§ Task description
Search the material below for the string "page" and extract each line that has it.

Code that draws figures
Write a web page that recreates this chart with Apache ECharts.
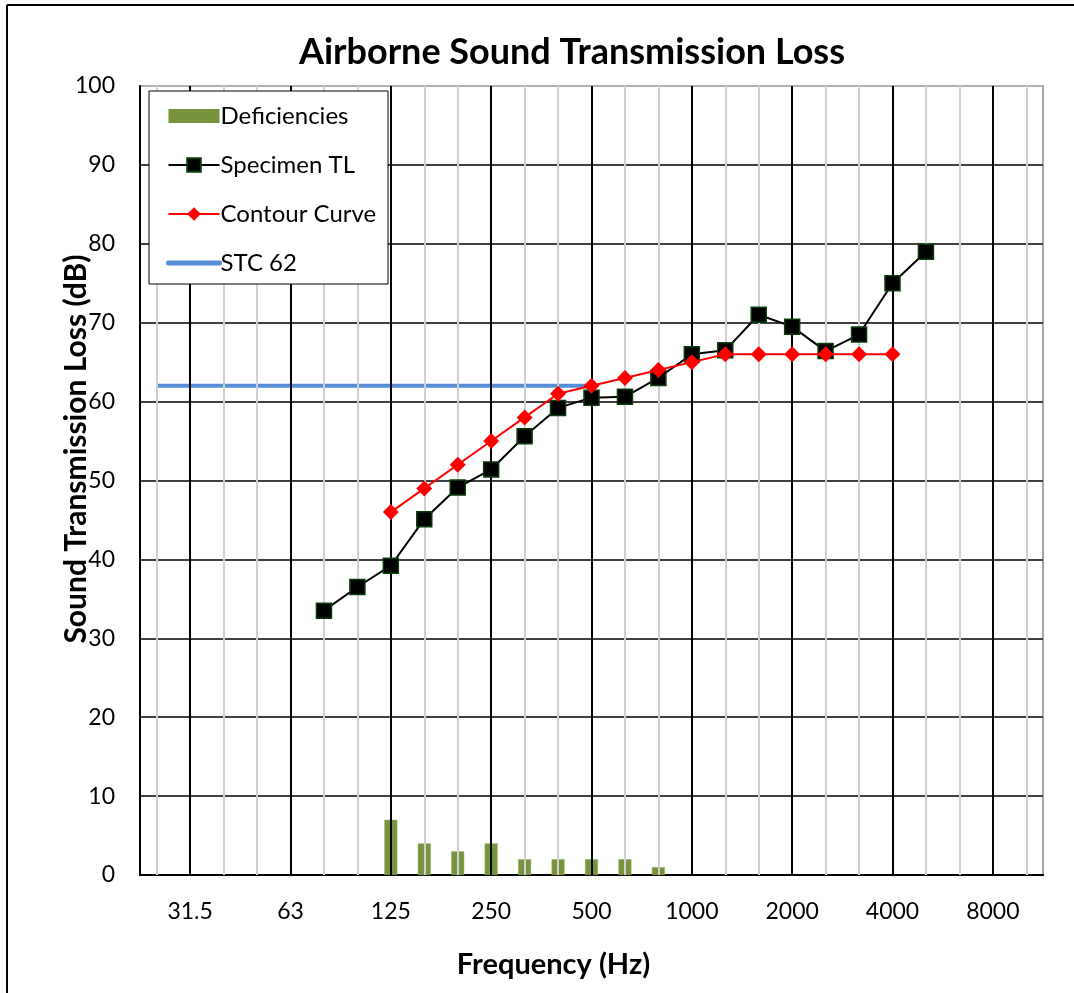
<!DOCTYPE html>
<html>
<head>
<meta charset="utf-8">
<script src="https://cdn.jsdelivr.net/npm/echarts@6/dist/echarts.min.js"></script>
<style>
html,body{margin:0;padding:0;background:#fff;}
#chart{width:1074px;height:993px;}
</style>
</head>
<body>
<div id="chart"></div>
<script>
// ---- data ----
var frequencies = ['25','31.5','40','50','63','80','100','125','160','200','250','315','400','500','630','800','1000','1250','1600','2000','2500','3150','4000','5000','6300','8000','10000'];
var octaveLabels = ['31.5','63','125','250','500','1000','2000','4000','8000'];
var deficiencies = [null,null,null,null,null,null,null,7,4,3,4,2,2,2,2,1,null,null,null,null,null,null,null,null,null,null,null];
var specimenTL = [null,null,null,null,null,33.5,36.5,39.2,45.1,49.1,51.4,55.6,59.2,60.5,60.6,63,66,66.5,71,69.5,66.4,68.5,75,79,null,null,null];
var contourCurve = [null,null,null,null,null,null,null,46,49,52,55,58,61,62,63,64,65,66,66,66,66,66,66,null,null,null,null];
var stc62 = [62,62,62,62,62,62,62,62,62,62,62,62,62,62,null,null,null,null,null,null,null,null,null,null,null,null,null];
var yTicks = [0,10,20,30,40,50,60,70,80,90,100];

var FONT = 'Lato';
var chart = echarts.init(document.getElementById('chart'));

var gridLines = frequencies.map(function (f) {
  var isOct = octaveLabels.indexOf(f) >= 0;
  return {
    xAxis: f,
    lineStyle: { color: isOct ? '#000000' : '#d0d0d0', width: 2, type: 'solid' }
  };
});

// bar legend icon: 51 x 14 rect centred in a 51 x 17 box
var barIcon = 'path://M0,1.5L51,1.5L51,15.5L0,15.5Z M0,0L0.01,0L0,0Z M0,17L0.01,17L0,17Z';

var option = {
  animation: false,
  backgroundColor: '#ffffff',
  title: {
    text: 'Airborne Sound Transmission Loss',
    left: 567,
    textAlign: 'center',
    top: 29,
    textStyle: { fontFamily: FONT, fontSize: 36, fontWeight: 'bold', color: '#000' }
  },
  grid: {
    left: 140, right: 31, top: 86, bottom: 118,
    show: true, borderColor: '#a6a6a6', borderWidth: 2, backgroundColor: '#fff'
  },
  legend: {
    orient: 'vertical',
    left: 161, top: 99,
    itemWidth: 51, itemHeight: 17,
    itemGap: 25,
    z: 101,
    selectedMode: false,
    textStyle: { fontFamily: FONT, fontSize: 24, color: '#000', lineHeight: 24, padding: [0,0,0,-4] },
    data: [
      { name: 'Deficiencies', icon: barIcon, itemStyle: { borderWidth: 0 } },
      { name: 'Specimen TL', lineStyle: { width: 2, color: '#000' } },
      { name: 'Contour Curve', lineStyle: { width: 2, color: '#ff0000' } },
      { name: 'STC 62', itemStyle: { opacity: 0 }, lineStyle: { width: 5, cap: 'round', color: '#558ED5' } }
    ]
  },
  graphic: [
    { type: 'rect', z: 100, shape: { x: 149, y: 91, width: 239, height: 193 },
      style: { fill: '#fff', stroke: '#000', lineWidth: 1 } },
    { type: 'line', z: 100, shape: { x1: 7, y1: 5, x2: 1074, y2: 5 }, style: { stroke: '#000', lineWidth: 2 } },
    { type: 'line', z: 100, shape: { x1: 7, y1: 5, x2: 7, y2: 993 }, style: { stroke: '#000', lineWidth: 2 } },
    { type: 'text', z: 100, x: 76, y: 449, rotation: Math.PI / 2,
      style: { text: 'Sound Transmission Loss (dB)', fill: '#000', align: 'center', verticalAlign: 'middle',
        font: 'bold 30px ' + FONT } }
  ],
  xAxis: {
    type: 'category',
    data: frequencies,
    boundaryGap: true,
    name: 'Frequency (Hz)',
    nameLocation: 'middle',
    nameGap: 75,
    nameTextStyle: { fontFamily: FONT, fontSize: 29, fontWeight: 'bold', color: '#000', padding: [0, 76, 0, 0] },
    axisLine: { show: true, lineStyle: { color: '#000', width: 2 } },
    axisTick: { show: false },
    splitLine: { show: false },
    axisLabel: {
      interval: 0,
      margin: 25,
      fontFamily: FONT, fontSize: 23, color: '#000',
      formatter: function (v) { return octaveLabels.indexOf(v) >= 0 ? v : ''; }
    }
  },
  yAxis: {
    type: 'value',
    min: 0, max: 100, interval: 10,
    axisLine: { show: true, lineStyle: { color: '#000', width: 2 } },
    axisTick: { show: false },
    axisLabel: { margin: 25, fontFamily: FONT, fontSize: 23, color: '#000',
      formatter: function (v) { return yTicks.indexOf(v) >= 0 ? String(v) : ''; } },
    splitLine: { show: true, lineStyle: { color: ['#404040','#404040','#404040','#404040','#404040','#404040','#404040','#404040','#404040','#404040','#b0b0b0'], width: 2 } }
  },
  series: [
    {
      name: 'gridlines', type: 'line', data: [], silent: true, z: 1,
      markLine: { silent: true, symbol: ['none','none'], label: { show: false }, animation: false, data: gridLines }
    },
    {
      name: 'Deficiencies', type: 'bar', data: deficiencies, barWidth: 13, z: 3,
      itemStyle: { color: '#77933C', borderColor: '#9bb36a', borderWidth: 0.5 }
    },
    {
      name: 'STC 62', type: 'line', data: stc62, z: 4, symbol: 'none',
      lineStyle: { color: '#558ED5', width: 4 }, itemStyle: { color: '#558ED5' }
    },
    {
      name: 'Specimen TL', type: 'line', data: specimenTL, z: 5,
      symbol: 'rect', symbolSize: 15, showAllSymbol: true,
      lineStyle: { color: '#000', width: 2 },
      itemStyle: { color: '#000', borderColor: '#0b3d0b', borderWidth: 1.5 }
    },
    {
      name: 'Contour Curve', type: 'line', data: contourCurve, z: 6,
      symbol: 'diamond', symbolSize: 16, showAllSymbol: true,
      lineStyle: { color: '#ff0000', width: 2 },
      itemStyle: { color: '#ff0000' }
    }
  ]
};
chart.setOption(option);
</script>
</body>
</html>
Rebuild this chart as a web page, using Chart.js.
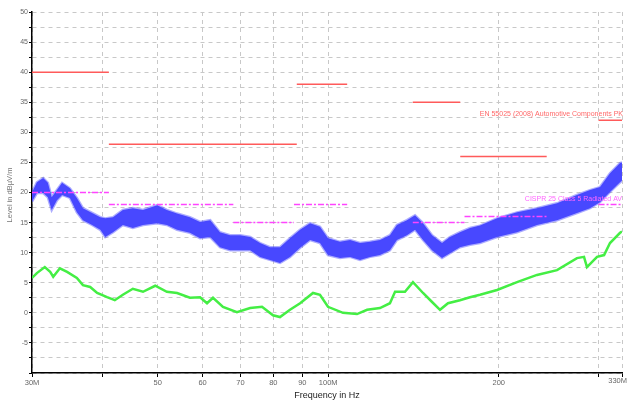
<!DOCTYPE html>
<html>
<head>
<meta charset="utf-8">
<script src="https://cdn.jsdelivr.net/npm/chart.js@4.4.0/dist/chart.umd.min.js"></script>
<style>
  html, body { margin: 0; padding: 0; background: #fff; }
  #wrap { width: 627px; height: 402px; position: relative; }
</style>
</head>
<body>
<div id="wrap"><canvas id="scan"></canvas></div>
<script>
// frequency axis (MHz, log)
const xTicks = [30, 40, 50, 60, 70, 80, 90, 100, 200, 300, 330];
const xTickLabels = ['30M', '', '50', '60', '70', '80', '90', '100M', '200', '', '330M'];

// peak scan, drawn as a band (upper / lower edge of the noise)
const blueFreq = [30, 30.6, 31.4, 32, 32.5, 33.2, 33.9, 35, 36, 36.9, 38.3, 39.6, 40.4, 41.7, 43.4, 45.2, 47.1, 49.9, 51.9, 54.1,
  57, 59.4, 61.9, 64.4, 67.1, 69.9, 72.8, 75.8, 78.9, 82.2, 85.6, 89.2, 92.9, 96.7, 99.9, 104.9, 109.3, 113.8, 118.5, 123.4,
  128.5, 132.2, 137.7, 142.3, 147, 152.5, 158.8, 164, 170.8, 177.9, 185.3, 198.6, 215.4, 233.6, 253.4, 274.8, 289.8, 301.8, 314.3, 327.4, 330];
const blueHigh = [20.0, 21.7, 22.4, 21.6, 19.2, 20.4, 21.6, 20.7, 19.1, 17.4, 16.6, 15.9, 15.7, 15.9, 17.1, 17.4, 17.1, 17.9, 17.1, 16.5,
  15.9, 15.1, 15.4, 13.4, 12.9, 12.9, 12.6, 11.6, 10.9, 10.9, 12.4, 13.8, 14.9, 14.3, 12.4, 11.8, 12.1, 11.6, 11.8, 12.1,
  12.9, 14.6, 15.4, 16.2, 14.9, 12.9, 11.6, 12.6, 13.4, 14.1, 14.5, 15.7, 16.7, 17.4, 18.2, 19.6, 20.4, 20.9, 23.2, 24.9, 25.0];
const blueLow = [18.5, 19.9, 19.9, 19.2, 17.1, 18.7, 19.6, 19.1, 16.7, 15.4, 14.6, 13.8, 12.6, 13.4, 14.6, 14.1, 14.6, 14.9, 14.6, 13.8,
  13.3, 12.4, 12.6, 10.9, 10.4, 10.4, 10.4, 9.3, 8.8, 8.3, 9.3, 10.8, 12.1, 11.6, 9.6, 9.1, 9.3, 8.8, 9.3, 9.6,
  10.4, 12.1, 12.9, 13.8, 12.1, 10.4, 9.1, 9.9, 10.9, 11.3, 11.6, 12.6, 13.4, 14.6, 15.4, 16.6, 17.4, 18.4, 20.1, 21.7, 22.0];

// average scan
const greenFreq = [30, 30.6, 31.6, 32.3, 32.7, 33.6, 34.6, 36, 36.9, 38, 39.1, 40.7, 42, 43.4, 45.2, 47.1, 49.5, 51.9, 54.1, 57,
  59.4, 61.1, 62.6, 65.2, 69, 72.8, 76.4, 79.9, 82.2, 85.6, 89.2, 94, 96.7, 99.9, 106.2, 112.4, 117.1, 123.4, 128.5, 131.2,
  136.6, 141.1, 147, 152.5, 157.5, 162.7, 170.8, 177.9, 185.3, 198.6, 215.4, 233.6, 253.4, 274.8, 282.8, 286.2, 298.2, 306.8, 314.3, 327.4, 330];
const greenLevel = [5.8, 6.6, 7.6, 6.8, 6.0, 7.4, 6.8, 5.8, 4.6, 4.3, 3.3, 2.6, 2.1, 3.0, 4.0, 3.5, 4.5, 3.5, 3.3, 2.5,
  2.6, 1.6, 2.5, 1.0, 0.1, 0.8, 1.0, -0.4, -0.7, 0.5, 1.6, 3.3, 3.0, 1.0, 0.0, -0.2, 0.5, 0.8, 1.6, 3.5,
  3.5, 5.1, 3.3, 1.8, 0.5, 1.6, 2.1, 2.6, 3.0, 3.8, 5.1, 6.3, 7.1, 9.1, 9.3, 7.6, 9.3, 9.6, 11.6, 13.3, 13.5];

// limit lines
const pkStart = [30, 41, 88, 141, 171, 300];
const pkStop = [41, 88, 108, 171, 243, 330];
const pkLevel = [40, 28, 38, 35, 26, 32];
const avStart = [30, 41, 68, 87, 141, 174, 300];
const avStop = [41, 68, 87, 108, 174, 243, 330];
const avLevel = [20, 18, 15, 18, 15, 16, 18];

const pkLabel = 'EN 55025 (2008) Automotive Components PK';
const avLabel = 'CISPR 25 Class 5 Radiated AV';

const FONT = '"Liberation Sans", Arial, sans-serif';

function pontos(freq, level) {
    return freq.map((f, i) => ({ x: f, y: level[i] }));
}

// segments separated by a null so the line breaks
function segmentos(start, stop, level) {
    const out = [];
    start.forEach((s, i) => {
        out.push({ x: s, y: level[i] }, { x: stop[i], y: level[i] }, { x: stop[i], y: null });
    });
    return out;
}

const textos = {
    id: 'textos',
    afterDraw(chart) {
        const ctx = chart.ctx;
        const area = chart.chartArea;
        ctx.save();
        ctx.textBaseline = 'middle';

        ctx.fillStyle = '#777';
        ctx.font = '7.5px ' + FONT;
        ctx.save();
        ctx.translate(10, 195);
        ctx.rotate(-Math.PI / 2);
        ctx.textAlign = 'center';
        ctx.fillText('Level in dBµV/m', 0, 0);
        ctx.restore();

        ctx.fillStyle = '#222';
        ctx.font = '9px ' + FONT;
        ctx.textAlign = 'center';
        ctx.fillText('Frequency in Hz', (area.left + area.right) / 2, 396);

        ctx.fillStyle = '#666';
        ctx.font = '7.5px ' + FONT;
        ctx.textAlign = 'right';
        ctx.fillText(xTickLabels[xTickLabels.length - 1], 627, 381);

        ctx.font = '7px ' + FONT;
        ctx.fillStyle = '#ff6868';
        ctx.fillText(pkLabel, 623, 114);
        ctx.fillStyle = '#ff66ff';
        ctx.fillText(avLabel, 622, 199);
        ctx.restore();
    }
};

new Chart(document.getElementById('scan'), {
    type: 'line',
    data: {
        datasets: [
            {
                label: 'PK',
                data: segmentos(pkStart, pkStop, pkLevel),
                borderColor: '#ff5a5a',
                borderWidth: 1.5,
                spanGaps: false
            },
            {
                label: 'AV',
                data: segmentos(avStart, avStop, avLevel),
                borderColor: '#ff44ff',
                borderWidth: 1.5,
                borderDash: [6, 2, 2, 2],
                spanGaps: false
            },
            {
                label: 'Peak high',
                data: pontos(blueFreq, blueHigh),
                borderColor: 'rgba(72,72,255,0.45)',
                borderWidth: 2.5,
                backgroundColor: '#4848ff',
                fill: '+1'
            },
            {
                label: 'Peak low',
                data: pontos(blueFreq, blueLow),
                borderColor: 'rgba(72,72,255,0.45)',
                borderWidth: 2.5
            },
            {
                label: 'Average',
                data: pontos(greenFreq, greenLevel),
                borderColor: '#44ee44',
                borderWidth: 2.5
            }
        ]
    },
    options: {
        responsive: true,
        maintainAspectRatio: false,
        animation: false,
        layout: { padding: { top: 12, right: 5, left: 0, bottom: 0 } },
        elements: {
            point: { radius: 0 },
            line: { tension: 0 }
        },
        plugins: {
            legend: { display: false },
            tooltip: { enabled: false }
        },
        scales: {
            x: {
                type: 'logarithmic',
                min: 30,
                max: 330,
                afterBuildTicks: s => { s.ticks = xTicks.map(v => ({ value: v })); },
                afterFit: s => { s.height = 29; s.paddingLeft = 0; s.paddingRight = 0; },
                grid: { color: '#c8c8c8', tickColor: '#000', tickLength: 4 },
                border: { color: '#000', width: 1.5, dash: [4, 4] },
                ticks: {
                    autoSkip: false,
                    maxRotation: 0,
                    padding: 1,
                    color: '#666',
                    font: { family: FONT, size: 7.5 },
                    callback: (v, i) => (i === xTickLabels.length - 1 ? '' : xTickLabels[i])
                }
            },
            y: {
                min: -10,
                max: 50,
                afterFit: s => { s.width = 32; },
                grid: { color: '#c8c8c8', tickColor: '#000', tickLength: 3 },
                border: { color: '#000', width: 1.5, dash: [4, 4] },
                ticks: {
                    stepSize: 2.5,
                    padding: 1,
                    color: '#666',
                    font: { family: FONT, size: 7 },
                    callback: v => (v % 5 === 0 && v > -10 ? String(v) : '')
                }
            }
        }
    },
    plugins: [textos]
});
</script>
</body>
</html>
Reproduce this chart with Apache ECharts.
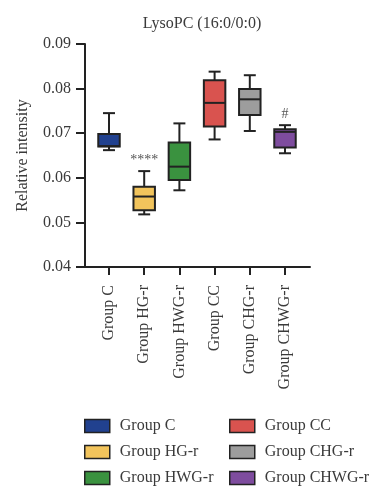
<!DOCTYPE html>
<html>
<head>
<meta charset="utf-8">
<script src="https://cdn.jsdelivr.net/npm/echarts@6/dist/echarts.min.js"></script>
<style>html,body{margin:0;padding:0;background:#fff}#c{width:392px;height:500px}</style>
</head>
<body>
<div id="c"></div>
<script>
const categories = ['Group C', 'Group HG-r', 'Group HWG-r', 'Group CC', 'Group CHG-r', 'Group CHWG-r'];
const colors = ['#21418f', '#f2c45c', '#3a923f', '#d9534f', '#9d9d9d', '#7e4c9e'];
// [min, Q1, median, Q3, max]
const boxC    = [0.0662, 0.0670, 0.0671, 0.0698, 0.0745];
const boxHG   = [0.0518, 0.0527, 0.0558, 0.0580, 0.0615];
const boxHWG  = [0.0572, 0.0595, 0.0625, 0.0679, 0.0722];
const boxCC   = [0.0686, 0.0715, 0.0768, 0.0819, 0.0838];
const boxCHG  = [0.0705, 0.0741, 0.0776, 0.0799, 0.0830];
const boxCHWG = [0.0655, 0.0668, 0.0703, 0.0709, 0.0718];
const boxes = [boxC, boxHG, boxHWG, boxCC, boxCHG, boxCHWG];
const marks = ['', '****', '', '', '', '#'];
const yTicks = [0.04, 0.05, 0.06, 0.07, 0.08, 0.09];

const FONT = '"Liberation Serif", "DejaVu Serif", serif';
const INK = '#222';
const TXT = '#3a3a3a';

function renderBox(params, api) {
  const x = api.value(0);
  const pMin = api.coord([x, api.value(1)]);
  const pQ1 = api.coord([x, api.value(2)]);
  const pMed = api.coord([x, api.value(3)]);
  const pQ3 = api.coord([x, api.value(4)]);
  const pMax = api.coord([x, api.value(5)]);
  const band = api.size([1, 0])[0];
  const bw = band * 0.61, cw = band * 0.34;
  const cx = pMed[0];
  const ls = {stroke: INK, lineWidth: 2};
  const mark = marks[x];
  const children = [
    {type: 'line', shape: {x1: cx, y1: pMax[1], x2: cx, y2: pQ3[1]}, style: ls},
    {type: 'line', shape: {x1: cx, y1: pQ1[1], x2: cx, y2: pMin[1]}, style: ls},
    {type: 'line', shape: {x1: cx - cw / 2, y1: pMax[1], x2: cx + cw / 2, y2: pMax[1]}, style: ls},
    {type: 'line', shape: {x1: cx - cw / 2, y1: pMin[1], x2: cx + cw / 2, y2: pMin[1]}, style: ls},
    {type: 'rect', shape: {x: cx - bw / 2, y: pQ3[1], width: bw, height: pQ1[1] - pQ3[1]},
      style: {fill: api.visual('color'), stroke: INK, lineWidth: 2}},
    {type: 'line', shape: {x1: cx - bw / 2, y1: pMed[1], x2: cx + bw / 2, y2: pMed[1]}, style: ls}
  ];
  if (mark) {
    children.push({type: 'text', x: cx, y: pMax[1] - 4,
      style: {text: mark, x: 0, y: 0, fill: '#555', font: '14px ' + FONT, align: 'center', verticalAlign: 'bottom'}});
  }
  return {type: 'group', children};
}

const series = categories.map((name, i) => ({
  name: name,
  type: 'custom',
  xAxisIndex: 1,
  yAxisIndex: 1,
  itemStyle: {color: colors[i]},
  renderItem: renderBox,
  encode: {x: 0, y: [1, 2, 3, 4, 5]},
  data: [[i].concat(boxes[i])],
  z: 3
}));

const legendCommon = {
  orient: 'vertical',
  top: 418,
  height: 78,
  padding: 0,
  itemWidth: 25,
  itemHeight: 13,
  itemGap: 10,
  icon: 'rect',
  itemStyle: {borderColor: INK, borderWidth: 1.5},
  textStyle: {fontFamily: FONT, fontSize: 16, color: TXT, padding: [0, 0, 0, 5]},
  selectedMode: false
};

const chart = echarts.init(document.getElementById('c'), null, {renderer: 'canvas'});
chart.setOption({
  backgroundColor: '#fff',
  animation: false,
  title: {
    text: 'LysoPC (16:0/0:0)',
    left: 197, top: 11, textAlign: 'center',
    textStyle: {fontFamily: FONT, fontSize: 16, fontWeight: 'normal', color: TXT}
  },
  legend: [
    Object.assign({}, legendCommon, {left: 84, data: categories.slice(0, 3)}),
    Object.assign({}, legendCommon, {left: 229, data: categories.slice(3)})
  ],
  grid: [
    {left: 85, right: 82, top: 44, bottom: 233},
    {left: 91.4, right: 89.4, top: 44, bottom: 233}
  ],
  xAxis: [
    {type: 'value', gridIndex: 0, min: 0, max: 1,
      axisLine: {show: true, lineStyle: {color: INK, width: 2}},
      axisTick: {show: false}, axisLabel: {show: false}, splitLine: {show: false}},
    {type: 'category', gridIndex: 1, data: categories,
      axisLine: {show: false},
      axisTick: {show: true, alignWithLabel: true, length: 8, lineStyle: {color: INK, width: 2}},
      axisLabel: {rotate: 90, margin: 18, fontFamily: FONT, fontSize: 16, color: TXT, interval: 0},
      splitLine: {show: false}}
  ],
  yAxis: [
    {type: 'value', gridIndex: 0, min: 0.04, max: 0.09, interval: 0.01,
      name: 'Relative intensity', nameLocation: 'middle', nameGap: 54,
      nameTextStyle: {fontFamily: FONT, fontSize: 16, color: TXT},
      axisLine: {show: true, lineStyle: {color: INK, width: 2}},
      axisTick: {show: true, length: 9, lineStyle: {color: INK, width: 2}},
      axisLabel: {margin: 14, fontFamily: FONT, fontSize: 16, color: TXT,
        formatter: v => v.toFixed(2)},
      splitLine: {show: false}},
    {type: 'value', gridIndex: 1, min: 0.04, max: 0.09, show: false, splitLine: {show: false}}
  ],
  series: series
});
</script>
</body>
</html>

§ Correct result
Write a web page that recreates this chart with Apache ECharts.
Rebuild this chart as a web page, using Chart.js.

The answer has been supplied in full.